WRITTEN EXERCISE:
Write out the material exactly. Do not include the pictures.

INFORMATION SHOWN:
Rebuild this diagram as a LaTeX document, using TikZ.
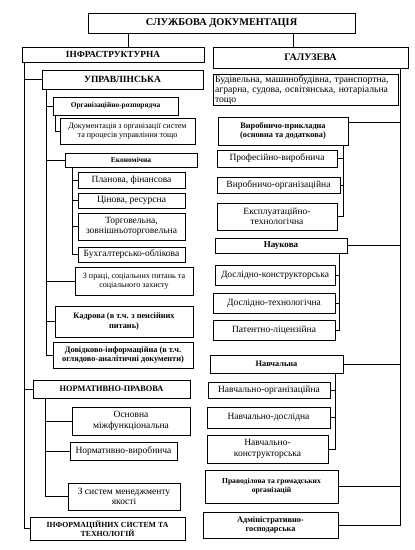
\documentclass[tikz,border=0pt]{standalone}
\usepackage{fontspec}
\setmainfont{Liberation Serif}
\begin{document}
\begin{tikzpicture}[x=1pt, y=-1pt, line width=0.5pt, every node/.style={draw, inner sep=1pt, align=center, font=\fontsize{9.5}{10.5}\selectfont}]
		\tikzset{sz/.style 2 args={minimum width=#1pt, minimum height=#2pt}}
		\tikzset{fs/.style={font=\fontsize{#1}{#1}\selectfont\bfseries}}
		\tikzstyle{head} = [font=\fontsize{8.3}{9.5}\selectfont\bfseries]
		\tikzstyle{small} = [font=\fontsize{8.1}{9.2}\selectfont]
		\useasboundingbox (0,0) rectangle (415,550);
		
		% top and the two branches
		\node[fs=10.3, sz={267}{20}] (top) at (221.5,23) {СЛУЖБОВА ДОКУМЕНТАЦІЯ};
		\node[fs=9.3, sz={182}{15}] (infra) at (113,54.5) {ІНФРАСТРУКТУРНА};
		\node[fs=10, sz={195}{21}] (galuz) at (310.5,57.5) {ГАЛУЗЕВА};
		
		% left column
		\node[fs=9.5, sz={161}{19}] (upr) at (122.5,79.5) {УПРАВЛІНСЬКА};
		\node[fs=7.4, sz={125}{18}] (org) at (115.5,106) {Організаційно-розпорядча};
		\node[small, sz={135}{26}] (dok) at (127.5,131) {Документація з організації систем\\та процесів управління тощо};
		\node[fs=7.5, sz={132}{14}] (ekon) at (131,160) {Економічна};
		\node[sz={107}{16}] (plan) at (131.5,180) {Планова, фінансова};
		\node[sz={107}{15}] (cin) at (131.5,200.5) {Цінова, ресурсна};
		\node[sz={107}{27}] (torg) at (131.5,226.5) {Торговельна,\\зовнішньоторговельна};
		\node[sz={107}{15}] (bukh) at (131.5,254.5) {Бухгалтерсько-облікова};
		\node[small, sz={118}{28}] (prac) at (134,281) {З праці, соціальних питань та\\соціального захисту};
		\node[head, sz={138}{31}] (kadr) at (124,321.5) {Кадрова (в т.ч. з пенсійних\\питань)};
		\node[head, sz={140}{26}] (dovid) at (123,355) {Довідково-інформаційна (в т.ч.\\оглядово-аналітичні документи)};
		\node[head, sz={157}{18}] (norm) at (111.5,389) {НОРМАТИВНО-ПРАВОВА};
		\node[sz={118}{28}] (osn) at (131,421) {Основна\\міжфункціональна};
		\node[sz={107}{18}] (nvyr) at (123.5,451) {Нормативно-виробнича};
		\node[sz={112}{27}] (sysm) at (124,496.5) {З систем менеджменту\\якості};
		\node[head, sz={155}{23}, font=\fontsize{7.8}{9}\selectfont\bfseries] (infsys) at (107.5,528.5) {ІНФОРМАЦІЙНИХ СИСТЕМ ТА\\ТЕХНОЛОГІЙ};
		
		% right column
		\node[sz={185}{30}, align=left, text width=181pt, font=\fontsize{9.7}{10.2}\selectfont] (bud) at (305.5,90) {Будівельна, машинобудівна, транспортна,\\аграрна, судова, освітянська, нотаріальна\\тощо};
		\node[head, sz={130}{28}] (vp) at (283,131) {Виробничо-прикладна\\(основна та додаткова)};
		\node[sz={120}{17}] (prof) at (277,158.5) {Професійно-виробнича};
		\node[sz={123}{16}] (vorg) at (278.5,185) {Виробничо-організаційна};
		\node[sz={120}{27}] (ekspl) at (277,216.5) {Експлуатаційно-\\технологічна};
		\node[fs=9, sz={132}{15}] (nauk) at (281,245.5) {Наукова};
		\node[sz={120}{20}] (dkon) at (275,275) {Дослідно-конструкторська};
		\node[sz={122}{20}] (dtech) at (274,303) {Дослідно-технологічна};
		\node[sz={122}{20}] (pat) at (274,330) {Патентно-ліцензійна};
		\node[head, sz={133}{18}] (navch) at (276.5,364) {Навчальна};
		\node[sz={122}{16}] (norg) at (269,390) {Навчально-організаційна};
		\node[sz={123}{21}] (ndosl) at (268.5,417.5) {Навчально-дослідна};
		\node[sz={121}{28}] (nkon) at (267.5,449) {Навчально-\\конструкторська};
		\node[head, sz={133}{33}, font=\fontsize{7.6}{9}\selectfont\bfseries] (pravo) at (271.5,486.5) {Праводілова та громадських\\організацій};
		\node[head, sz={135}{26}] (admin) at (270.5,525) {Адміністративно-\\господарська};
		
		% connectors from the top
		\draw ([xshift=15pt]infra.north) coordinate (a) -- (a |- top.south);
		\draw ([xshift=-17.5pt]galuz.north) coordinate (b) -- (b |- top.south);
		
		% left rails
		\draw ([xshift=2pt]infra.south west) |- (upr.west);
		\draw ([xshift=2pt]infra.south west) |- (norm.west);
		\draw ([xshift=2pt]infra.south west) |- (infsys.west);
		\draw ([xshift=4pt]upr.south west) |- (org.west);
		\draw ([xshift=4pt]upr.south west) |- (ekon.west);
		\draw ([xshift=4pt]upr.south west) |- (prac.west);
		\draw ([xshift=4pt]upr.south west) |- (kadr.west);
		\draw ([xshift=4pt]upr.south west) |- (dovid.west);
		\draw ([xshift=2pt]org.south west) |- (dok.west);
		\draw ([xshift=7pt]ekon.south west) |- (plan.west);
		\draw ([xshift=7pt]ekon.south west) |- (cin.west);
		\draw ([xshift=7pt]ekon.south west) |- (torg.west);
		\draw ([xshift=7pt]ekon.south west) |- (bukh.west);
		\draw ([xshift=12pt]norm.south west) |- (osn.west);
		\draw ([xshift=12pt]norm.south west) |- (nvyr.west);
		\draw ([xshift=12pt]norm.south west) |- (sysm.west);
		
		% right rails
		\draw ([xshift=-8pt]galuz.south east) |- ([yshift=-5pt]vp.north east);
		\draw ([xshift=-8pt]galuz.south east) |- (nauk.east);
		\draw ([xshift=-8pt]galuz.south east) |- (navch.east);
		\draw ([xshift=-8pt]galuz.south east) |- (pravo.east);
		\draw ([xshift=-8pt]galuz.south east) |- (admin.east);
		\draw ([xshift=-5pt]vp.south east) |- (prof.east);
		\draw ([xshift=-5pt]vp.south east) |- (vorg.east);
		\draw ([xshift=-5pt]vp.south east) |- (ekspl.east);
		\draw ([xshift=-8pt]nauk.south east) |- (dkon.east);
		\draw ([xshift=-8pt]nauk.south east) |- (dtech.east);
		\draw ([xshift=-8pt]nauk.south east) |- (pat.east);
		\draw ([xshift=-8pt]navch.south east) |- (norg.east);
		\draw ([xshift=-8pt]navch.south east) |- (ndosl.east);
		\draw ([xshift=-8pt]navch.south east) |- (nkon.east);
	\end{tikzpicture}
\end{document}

THE RESPONSE:
Rebuild this diagram as a LaTeX document, using TikZ.
\documentclass[tikz,border=0pt]{standalone}
\usepackage{fontspec}
\setmainfont{Liberation Serif}
\begin{document}
\begin{tikzpicture}[x=1pt, y=-1pt, line width=0.5pt, every node/.style={draw, inner sep=1pt, align=center, font=\fontsize{9.5}{10.5}\selectfont}]
		\tikzset{sz/.style 2 args={minimum width=#1pt, minimum height=#2pt}}
		\tikzset{fs/.style={font=\fontsize{#1}{#1}\selectfont\bfseries}}
		\tikzstyle{head} = [font=\fontsize{8.3}{9.5}\selectfont\bfseries]
		\tikzstyle{small} = [font=\fontsize{8.1}{9.2}\selectfont]
		\useasboundingbox (0,0) rectangle (415,550);
		
		% top and the two branches
		\node[fs=10.3, sz={267}{20}] (top) at (221.5,23) {СЛУЖБОВА ДОКУМЕНТАЦІЯ};
		\node[fs=9.3, sz={182}{15}] (infra) at (113,54.5) {ІНФРАСТРУКТУРНА};
		\node[fs=10, sz={195}{21}] (galuz) at (310.5,57.5) {ГАЛУЗЕВА};
		
		% left column
		\node[fs=9.5, sz={161}{19}] (upr) at (122.5,79.5) {УПРАВЛІНСЬКА};
		\node[fs=7.4, sz={125}{18}] (org) at (115.5,106) {Організаційно-розпорядча};
		\node[small, sz={135}{26}] (dok) at (127.5,131) {Документація з організації систем\\та процесів управління тощо};
		\node[fs=7.5, sz={132}{14}] (ekon) at (131,160) {Економічна};
		\node[sz={107}{16}] (plan) at (131.5,180) {Планова, фінансова};
		\node[sz={107}{15}] (cin) at (131.5,200.5) {Цінова, ресурсна};
		\node[sz={107}{27}] (torg) at (131.5,226.5) {Торговельна,\\зовнішньоторговельна};
		\node[sz={107}{15}] (bukh) at (131.5,254.5) {Бухгалтерсько-облікова};
		\node[small, sz={118}{28}] (prac) at (134,281) {З праці, соціальних питань та\\соціального захисту};
		\node[head, sz={138}{31}] (kadr) at (124,321.5) {Кадрова (в т.ч. з пенсійних\\питань)};
		\node[head, sz={140}{26}] (dovid) at (123,355) {Довідково-інформаційна (в т.ч.\\оглядово-аналітичні документи)};
		\node[head, sz={157}{18}] (norm) at (111.5,389) {НОРМАТИВНО-ПРАВОВА};
		\node[sz={118}{28}] (osn) at (131,421) {Основна\\міжфункціональна};
		\node[sz={107}{18}] (nvyr) at (123.5,451) {Нормативно-виробнича};
		\node[sz={112}{27}] (sysm) at (124,496.5) {З систем менеджменту\\якості};
		\node[head, sz={155}{23}, font=\fontsize{7.8}{9}\selectfont\bfseries] (infsys) at (107.5,528.5) {ІНФОРМАЦІЙНИХ СИСТЕМ ТА\\ТЕХНОЛОГІЙ};
		
		% right column
		\node[sz={185}{30}, align=left, text width=181pt, font=\fontsize{9.7}{10.2}\selectfont] (bud) at (305.5,90) {Будівельна, машинобудівна, транспортна,\\аграрна, судова, освітянська, нотаріальна\\тощо};
		\node[head, sz={130}{28}] (vp) at (283,131) {Виробничо-прикладна\\(основна та додаткова)};
		\node[sz={120}{17}] (prof) at (277,158.5) {Професійно-виробнича};
		\node[sz={123}{16}] (vorg) at (278.5,185) {Виробничо-організаційна};
		\node[sz={120}{27}] (ekspl) at (277,216.5) {Експлуатаційно-\\технологічна};
		\node[fs=9, sz={132}{15}] (nauk) at (281,245.5) {Наукова};
		\node[sz={120}{20}] (dkon) at (275,275) {Дослідно-конструкторська};
		\node[sz={122}{20}] (dtech) at (274,303) {Дослідно-технологічна};
		\node[sz={122}{20}] (pat) at (274,330) {Патентно-ліцензійна};
		\node[head, sz={133}{18}] (navch) at (276.5,364) {Навчальна};
		\node[sz={122}{16}] (norg) at (269,390) {Навчально-організаційна};
		\node[sz={123}{21}] (ndosl) at (268.5,417.5) {Навчально-дослідна};
		\node[sz={121}{28}] (nkon) at (267.5,449) {Навчально-\\конструкторська};
		\node[head, sz={133}{33}, font=\fontsize{7.6}{9}\selectfont\bfseries] (pravo) at (271.5,486.5) {Праводілова та громадських\\організацій};
		\node[head, sz={135}{26}] (admin) at (270.5,525) {Адміністративно-\\господарська};
		
		% connectors from the top
		\draw ([xshift=15pt]infra.north) coordinate (a) -- (a |- top.south);
		\draw ([xshift=-17.5pt]galuz.north) coordinate (b) -- (b |- top.south);
		
		% left rails
		\draw ([xshift=2pt]infra.south west) |- (upr.west);
		\draw ([xshift=2pt]infra.south west) |- (norm.west);
		\draw ([xshift=2pt]infra.south west) |- (infsys.west);
		\draw ([xshift=4pt]upr.south west) |- (org.west);
		\draw ([xshift=4pt]upr.south west) |- (ekon.west);
		\draw ([xshift=4pt]upr.south west) |- (prac.west);
		\draw ([xshift=4pt]upr.south west) |- (kadr.west);
		\draw ([xshift=4pt]upr.south west) |- (dovid.west);
		\draw ([xshift=2pt]org.south west) |- (dok.west);
		\draw ([xshift=7pt]ekon.south west) |- (plan.west);
		\draw ([xshift=7pt]ekon.south west) |- (cin.west);
		\draw ([xshift=7pt]ekon.south west) |- (torg.west);
		\draw ([xshift=7pt]ekon.south west) |- (bukh.west);
		\draw ([xshift=12pt]norm.south west) |- (osn.west);
		\draw ([xshift=12pt]norm.south west) |- (nvyr.west);
		\draw ([xshift=12pt]norm.south west) |- (sysm.west);
		
		% right rails
		\draw ([xshift=-8pt]galuz.south east) |- ([yshift=-5pt]vp.north east);
		\draw ([xshift=-8pt]galuz.south east) |- (nauk.east);
		\draw ([xshift=-8pt]galuz.south east) |- (navch.east);
		\draw ([xshift=-8pt]galuz.south east) |- (pravo.east);
		\draw ([xshift=-8pt]galuz.south east) |- (admin.east);
		\draw ([xshift=-5pt]vp.south east) |- (prof.east);
		\draw ([xshift=-5pt]vp.south east) |- (vorg.east);
		\draw ([xshift=-5pt]vp.south east) |- (ekspl.east);
		\draw ([xshift=-8pt]nauk.south east) |- (dkon.east);
		\draw ([xshift=-8pt]nauk.south east) |- (dtech.east);
		\draw ([xshift=-8pt]nauk.south east) |- (pat.east);
		\draw ([xshift=-8pt]navch.south east) |- (norg.east);
		\draw ([xshift=-8pt]navch.south east) |- (ndosl.east);
		\draw ([xshift=-8pt]navch.south east) |- (nkon.east);
	\end{tikzpicture}
\end{document}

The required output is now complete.